Solution to Question 12

Physics Solution: Impulse, Deformation & Restitution

1. Initial System Analysis

We have two bodies moving in opposite directions:

Body A: $ m_A = 5.00 \text{ kg} $, $ u_A = +4.00 \text{ m/s} $
Body B: $ m_B = 10.0 \text{ kg} $, $ u_B = -0.50 \text{ m/s} $

2. Calculating Period of Deformation (Rigorous Method)

The period of deformation ends when the two bodies achieve a common velocity (maximum deformation). We can calculate this time interval by finding the impulse required to reach this state and equating it to the area under the Force-time graph.

Step A: Find Common Velocity ($ v_{common} $)

At maximum deformation, relative velocity is zero.

$$ v_{common} = \frac{m_A u_A + m_B u_B}{m_A + m_B} $$ $$ v_{common} = \frac{5(4) + 10(-0.5)}{5 + 10} = \frac{20 – 5}{15} = \frac{15}{15} = 1 \text{ m/s} $$

Step B: Calculate Impulse of Deformation ($ J_D $)

This is the change in momentum of one body (e.g., Body A) from the start until maximum deformation.

$$ J_D = | \Delta p_A | = | m_A (v_{common} – u_A) | $$ $$ J_D = | 5 (1 – 4) | = | 5(-3) | = 15 \text{ Ns} $$

Step C: Relate to Graph Area to find Time ($ t_{def} $)

The impulse of deformation corresponds to the area of the graph from $ t=0 $ to the peak force $ F_{max} = 150 \text{ N} $.

$$ J_D = \text{Area of first triangle section} $$ $$ 15 = \frac{1}{2} \times \text{base} \times \text{height} $$ $$ 15 = \frac{1}{2} \times t_{def} \times 150 $$ $$ 15 = 75 t_{def} $$ $$ t_{def} = \frac{15}{75} = 0.20 \text{ s} $$

Conclusion: The calculated period of deformation is 0.20 s. This matches the graph’s peak and option (a).

3. Calculating Coefficient of Restitution (e)

The coefficient of restitution is the ratio of the Impulse of Restitution ($ J_R $) to the Impulse of Deformation ($ J_D $).

From the graph, the restitution phase is from $ t=0.20 $ to $ t=0.30 \text{ s} $.

$$ J_R = \text{Area of second triangle section} = \frac{1}{2} \times (0.30 – 0.20) \times 150 $$ $$ J_R = \frac{1}{2} \times 0.10 \times 150 = 7.5 \text{ Ns} $$

$$ e = \frac{J_R}{J_D} = \frac{7.5}{15} = 0.5 $$

Conclusion: The coefficient of restitution is 0.5. This matches option (b).

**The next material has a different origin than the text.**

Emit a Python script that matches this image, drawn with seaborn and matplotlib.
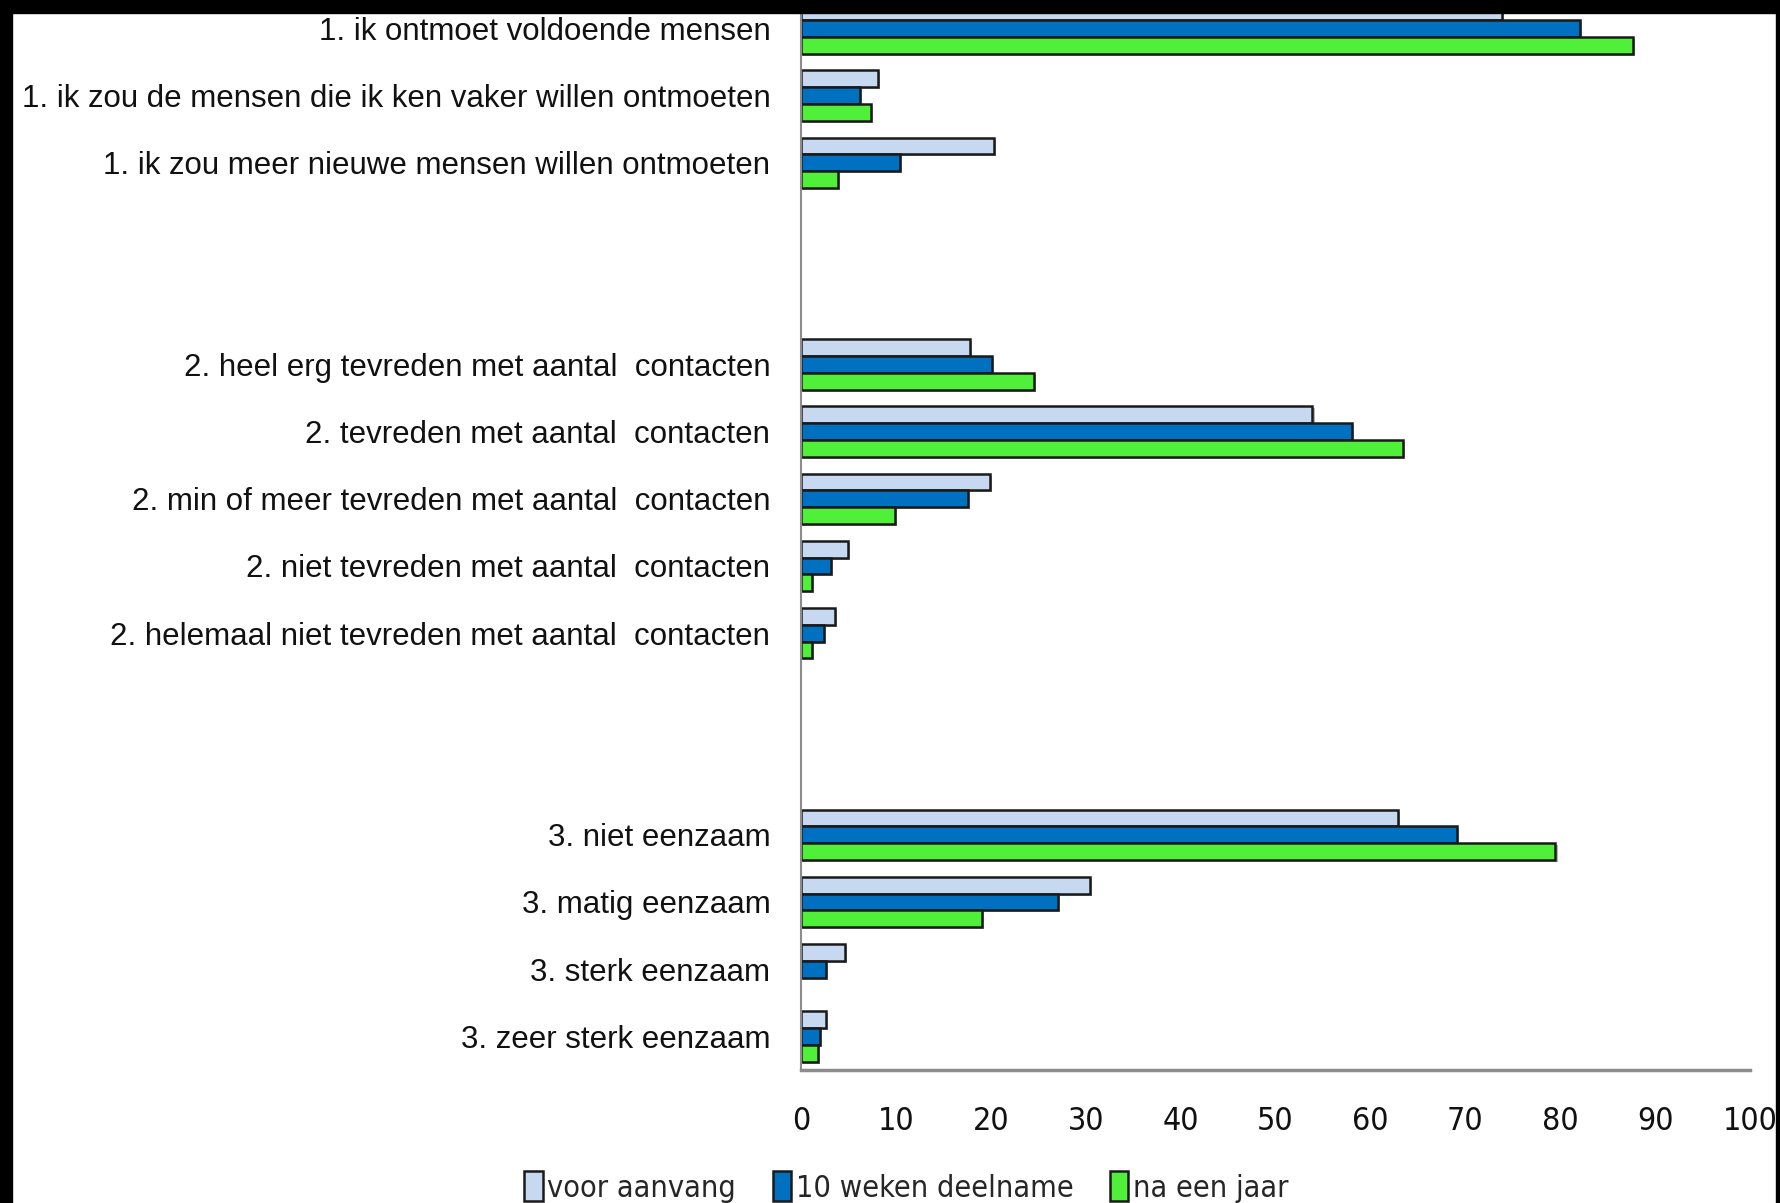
"""
Eenzaamheid / contacten: vergelijking voor aanvang, na 10 weken en na een jaar.
Horizontal grouped bar chart.
"""

import matplotlib
matplotlib.use("Agg")
import matplotlib.pyplot as plt
import matplotlib.patheffects as pe
from matplotlib.patches import Patch, Rectangle
import pandas as pd
import seaborn as sns

# -----------------------------
# Data (percentages)
# -----------------------------
categories = [
    "1. ik ontmoet voldoende mensen",
    "1. ik zou de mensen die ik ken vaker willen ontmoeten",
    "1. ik zou meer nieuwe mensen willen ontmoeten",
    "2. heel erg tevreden met aantal  contacten",
    "2. tevreden met aantal  contacten",
    "2. min of meer tevreden met aantal  contacten",
    "2. niet tevreden met aantal  contacten",
    "2. helemaal niet tevreden met aantal  contacten",
    "3. niet eenzaam",
    "3. matig eenzaam",
    "3. sterk eenzaam",
    "3. zeer sterk eenzaam",
]
voor_aanvang = [73.9, 8.1, 20.3, 17.8, 53.9, 19.9, 5.0, 3.6, 62.9, 30.5, 4.6, 2.6]
weken_10 = [82.1, 6.2, 10.4, 20.1, 58.1, 17.6, 3.2, 2.4, 69.1, 27.1, 2.6, 2.0]
na_een_jaar = [87.7, 7.4, 3.9, 24.6, 63.4, 9.9, 1.2, 1.2, 79.5, 19.1, None, 1.8]

series = ["voor aanvang", "10 weken deelname", "na een jaar"]
colors = ["#C6D9F1", "#0070C0", "#50F03A"]

# empty rows between the three question blocks
order = (categories[:3] + ["_gap1", "_gap2"] + categories[3:8]
         + ["_gap3", "_gap4"] + categories[8:])

rows = []
for name, vals in zip(series, [voor_aanvang, weken_10, na_een_jaar]):
    for cat, v in zip(categories, vals):
        if v is not None:
            rows.append({"categorie": cat, "moment": name, "pct": v})
df = pd.DataFrame(rows)

# -----------------------------
# Plot
# -----------------------------
sns.set_style("white")
plt.rcParams["font.family"] = ["Liberation Sans", "DejaVu Sans"]

fig = plt.figure(figsize=(17.81, 12.03), dpi=100)
ax = fig.add_axes([0.4497, 0.1106, 0.5329, 0.8938])

sns.barplot(data=df, y="categorie", x="pct", hue="moment", order=order,
            hue_order=series, palette=colors, orient="h", width=0.75,
            edgecolor="#1a1a1a", linewidth=1.8, saturation=1,
            legend=False, ax=ax)

for p in ax.patches:
    p.set_path_effects([pe.SimplePatchShadow(offset=(1.5, -1.5),
                                             shadow_rgbFace="#808080", alpha=0.6),
                        pe.Normal()])

ax.set_xlim(0, 100)
ax.set_xticks(range(0, 101, 10))
ax.set_yticks(range(len(order)))
ax.set_yticklabels(["" if c.startswith("_gap") else c for c in order],
                   fontsize=22.5, color="#111111")
for lbl in ax.get_xticklabels():
    lbl.set_family("DejaVu Sans")
    lbl.set_stretch("condensed")
    lbl.set_fontsize(23)
    lbl.set_color("#111111")
ax.set_xlabel("")
ax.set_ylabel("")

ax.tick_params(axis="y", length=0, pad=22)
ax.tick_params(axis="x", length=10, width=1.5, color="#8c8c8c",
               direction="out", pad=16)

for side in ["top", "right"]:
    ax.spines[side].set_visible(False)
ax.spines["left"].set_color("#8c8c8c")
ax.spines["left"].set_linewidth(1.5)
ax.spines["bottom"].set_color("#8c8c8c")
ax.spines["bottom"].set_linewidth(2.5)

handles = [Patch(facecolor=c, edgecolor="#1a1a1a", linewidth=1.8) for c in colors]
fig.legend(handles, series, loc="center", bbox_to_anchor=(0.509, 1 - 1187 / 1203),
           ncol=3, frameon=False, handlelength=0.6, handleheight=1.1,
           handletextpad=0.15, columnspacing=1.2,
           prop={"family": "DejaVu Sans", "stretch": "condensed", "size": 22})

# black frame edges of the screenshot
fig.add_artist(Rectangle((0, 1 - 13 / 1203), 1, 13 / 1203,
                         transform=fig.transFigure, color="black", zorder=10))
fig.add_artist(Rectangle((0, 0), 12 / 1781, 1,
                         transform=fig.transFigure, color="black", zorder=10))
fig.add_artist(Rectangle((1 - 5 / 1781, 0), 5 / 1781, 1,
                         transform=fig.transFigure, color="black", zorder=10))

fig.savefig("out.png", dpi=100)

4. Calculating Final Velocities

Total Impulse on Body B is $ J_{total} = J_D + J_R = 15 + 7.5 = 22.5 \text{ Ns} $. The force acts in the positive direction for B.

$$ m_B (v_{B,final} – u_B) = J_{total} $$ $$ 10 (v_{B,final} – (-0.5)) = 22.5 $$ $$ 10 v_{B,final} + 5 = 22.5 $$ $$ 10 v_{B,final} = 17.5 \implies v_{B,final} = 1.75 \text{ m/s} $$

Body B moves at 1.75 m/s in the reverse direction of its initial motion (which was negative). This matches option (d).

Checking Body A (Force opposes motion):

$$ 5(v_{A,final} – 4) = -22.5 \implies v_{A,final} = -0.5 \text{ m/s} $$

Body A reverses direction. Option (c) is incorrect as it claims “original direction”.

Final Answer

The correct conclusions are (a), (b), and (d).